Forensic sketch artist helps reunite siblings 32 years after separation

Siblings were ages 4, 2, 1 when separated after car crash

HOUSTON – In latest edition of the "Guinness Book of World Records," tucked away on page 150, is a Houston record holder: Forensic sketch artist Lois Gibson.

"I've been doing forensic art for 33 years," said Gibson.

She's helped solve a record 1,266 cases, like violent crimes and murders.

But after all these years, the one case that still gets Gibson emotional involves children.

"This case wasn't a murder or a rape, but a girl was missing her brothers that were taken away," she said.
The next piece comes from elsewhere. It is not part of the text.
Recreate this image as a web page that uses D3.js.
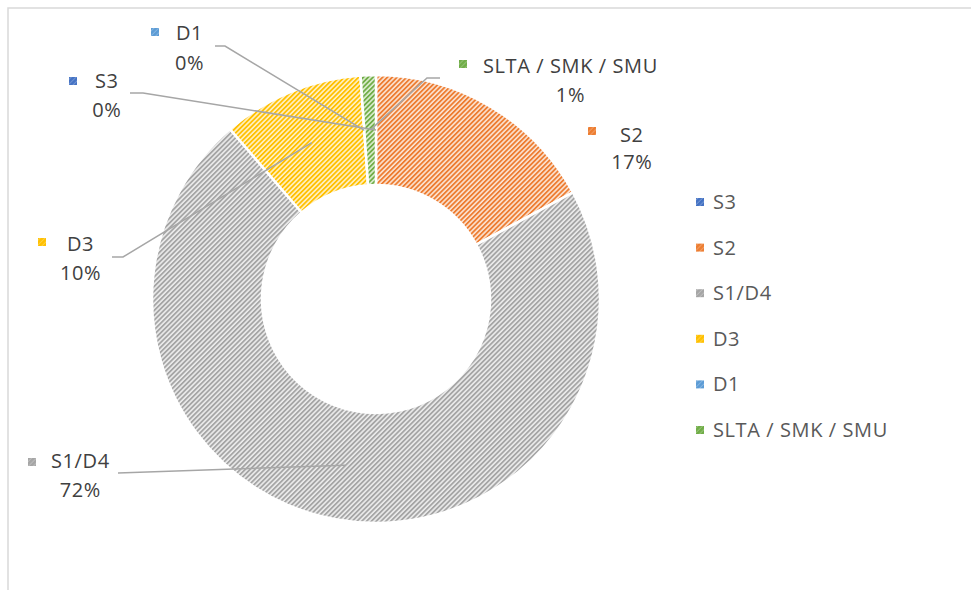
<!DOCTYPE html>
<html>
<head>
<meta charset="utf-8">
<script src="https://cdn.jsdelivr.net/npm/d3@7"></script>
<style>
  html, body { margin: 0; padding: 0; background: #fff; }
  svg { display: block; }
  text { font-family: "Open Sans", Lato, sans-serif; }
</style>
</head>
<body>
<svg id="chart" width="971" height="590"></svg>
<script>
// ---- data ----
const categories = ["S3", "S2", "S1/D4", "D3", "D1", "SLTA / SMK / SMU"];
const values = [0, 17.1, 71.6, 10.2, 0, 1.1];
const pctLabels = ["0%", "17%", "72%", "10%", "0%", "1%"];

// ---- styles ----
const colors = ["#4472c4", "#ed7d31", "#a5a5a5", "#ffc000", "#5b9bd5", "#70ad47"];
const tints  = ["#dde5f4", "#fbe3d3", "#ececec", "#fff1c8", "#dfebf7", "#dcedd0"];

// ---- layout (label placement, not data) ----
const labelLayout = [
  { marker: [73, 81],  nameX: 95,  nameY: 88,  pctY: 117, leader: [[130, 93], [143, 93]] },
  { marker: [592, 131], nameX: 620, nameY: 142, pctY: 169, leader: null },
  { marker: [32, 462], nameX: 51,  nameY: 468, pctY: 497, leader: [[118, 473]] },
  { marker: [42, 242], nameX: 67,  nameY: 251, pctY: 280, leader: [[112, 257], [123, 257]] },
  { marker: [155, 32], nameX: 176, nameY: 40,  pctY: 70,  leader: [[215, 46], [225, 46]] },
  { marker: [463, 64], nameX: 483, nameY: 73,  pctY: 102, leader: [[440, 78], [427, 78]] }
];

const svg = d3.select("#chart");
const cx = 376, cy = 299, rOuter = 224, rInner = 114;
const fontSize = 20, letterSp = 0.6;

// border (chart area frame, partially visible)
svg.append("rect").attr("x", 8).attr("y", 8).attr("width", 1200).attr("height", 1200)
  .attr("fill", "none").attr("stroke", "#d9d9d9").attr("stroke-width", 1.5);

const defs = svg.append("defs");
colors.forEach((c, i) => {
  const p = defs.append("pattern")
    .attr("id", "pat" + i)
    .attr("patternUnits", "userSpaceOnUse")
    .attr("width", 3.4).attr("height", 3.4)
    .attr("patternTransform", "rotate(45)");
  p.append("rect").attr("width", 3.4).attr("height", 3.4).attr("fill", tints[i]);
  p.append("rect").attr("x", 0).attr("width", 1.8).attr("height", 3.4).attr("fill", c);
  const q = defs.append("pattern")
    .attr("id", "mk" + i)
    .attr("patternUnits", "userSpaceOnUse")
    .attr("width", 3.4).attr("height", 3.4)
    .attr("patternTransform", "rotate(45)");
  q.append("rect").attr("width", 3.4).attr("height", 3.4).attr("fill", c).attr("opacity", 0.75);
  q.append("rect").attr("x", 0).attr("width", 2.4).attr("height", 3.4).attr("fill", c);
});
const f = defs.append("filter").attr("id", "soft")
  .attr("x", "-10%").attr("y", "-10%").attr("width", "120%").attr("height", "120%");
f.append("feGaussianBlur").attr("in", "SourceAlpha").attr("stdDeviation", 1.6).attr("result", "b");
f.append("feComposite").attr("in", "SourceGraphic").attr("in2", "b").attr("operator", "in");

const pie = d3.pie().sort(null).value(d => d)(values);
const arc = d3.arc().innerRadius(rInner).outerRadius(rOuter);
const midArc = d3.arc().innerRadius((rInner + rOuter) / 2).outerRadius((rInner + rOuter) / 2);

const g = svg.append("g").attr("transform", `translate(${cx},${cy})`);
g.append("g").attr("filter", "url(#soft)")
  .selectAll("path").data(pie).join("path")
  .attr("d", arc)
  .attr("fill", (d, i) => `url(#pat${i})`)
  .attr("stroke", "#fff").attr("stroke-width", 2.5);

// leader lines
const line = d3.line();
pie.forEach((d, i) => {
  const L = labelLayout[i];
  if (!L.leader) return;
  const c = midArc.centroid(d);
  const pts = L.leader.concat([[c[0] + cx, c[1] + cy]]);
  svg.append("path").attr("d", line(pts))
    .attr("fill", "none").attr("stroke", "#a6a6a6").attr("stroke-width", 1.5);
});

// data labels
categories.forEach((name, i) => {
  const L = labelLayout[i];
  svg.append("rect")
    .attr("x", L.marker[0] - 4).attr("y", L.marker[1] - 4)
    .attr("width", 8).attr("height", 8)
    .attr("fill", `url(#mk${i})`);
  const t = svg.append("text").attr("x", L.nameX).attr("y", L.nameY)
    .attr("font-size", fontSize).attr("letter-spacing", letterSp)
    .attr("fill", "#404040").text(name);
  const w = t.node().getComputedTextLength();
  svg.append("text").attr("x", L.nameX + w / 2).attr("y", L.pctY)
    .attr("text-anchor", "middle").attr("letter-spacing", letterSp)
    .attr("font-size", fontSize).attr("fill", "#404040").text(pctLabels[i]);
});

// legend
const legY = d3.scalePoint().domain(categories).range([209, 437]);
const leg = svg.append("g").selectAll("g").data(categories).join("g")
  .attr("transform", d => `translate(0,${legY(d)})`);
leg.append("rect").attr("x", 696).attr("y", -11).attr("width", 8).attr("height", 8)
  .attr("fill", (d, i) => `url(#mk${i})`);
leg.append("text").attr("x", 713).attr("y", 0)
  .attr("font-size", fontSize).attr("letter-spacing", letterSp)
  .attr("fill", "#595959").text(d => d);
</script>
</body>
</html>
The year was 1963. In Ohio, a mother of three young children died in a car wreck.

Tina Shiets, 4, went on to live with her grandparents.

But Shiets' younger brothers -- Chris, 1, and Chip, 2 -- were sent to foster care, eventually ending up in West Virginia.

"As a 4-year-old, you don't understand your mom is gone. You're never going to see her again. Your brothers are gone," said Shiets.

But Shiets never gave up hope she'd find her brothers.

"It was just a continual thing," said Shiets. "All my life, I wanted to find them. I just didn't know how to go about it until I was a teenager."

Shiets moved to Houston and kept up her search. She called everyone possible. Finally, she called the FBI, and someone there recommended Lois Gibson, who was employed as a forensic artist with the Houston Police Department.

"She looked for 16 years by the time she found me," said Gibson.

Gibson took the case.

With tears in her eyes, Gibson recalled, "I really wanted her to find her long lost brothers."

She worked with the one piece of evidence that Shiets had: Chris and Chip's baby pictures.

"I did age progressions of these 1- and 2-year-olds and extrapolated what they would appear like at age 31 and 32," said Gibson.

A national television program picked up the story. On the night of the broadcast, a tip came in and Shiets got to talk to her brother, Chris Schoolcraft, on the phone for the first time in decades.

"It was quite a surprise to me. I always remembered I had a sister, but everyone always told me I didn't," Schoolcraft said.

Shiets hopped on a plane to West Virginia to reunite with her brothers.

"We arrived there at 12:30 a.m. on Christmas morning," said Shiets. "(It was) the first time the three of us had been together again in 32 years. Everyone was hugging and crying and laughing. It was awesome."

"I just wanted to get to know her more, so I came here to Houston and I never went home," Schoolcraft said.

A look Gibson's sketches shows they're spot on to what the brothers look like today -- the eyes, the teeth and the chin.

"There were a lot of facial features, just the way that I look," Schoolcraft said. "It was pretty amazing."

Gibson only missed Schoolcraft's longer hair and mustache. After the reunion, Gibson later went back to her original sketch of him and added a mustache and longer hair.

It was almost a perfect match.

"On my death bed, I will think about how I brought together these baby brothers with their sisters when they were adults so they could have a family life," said Gibson. "This is so happy. This generated love with love. It got baby brothers back to their sister."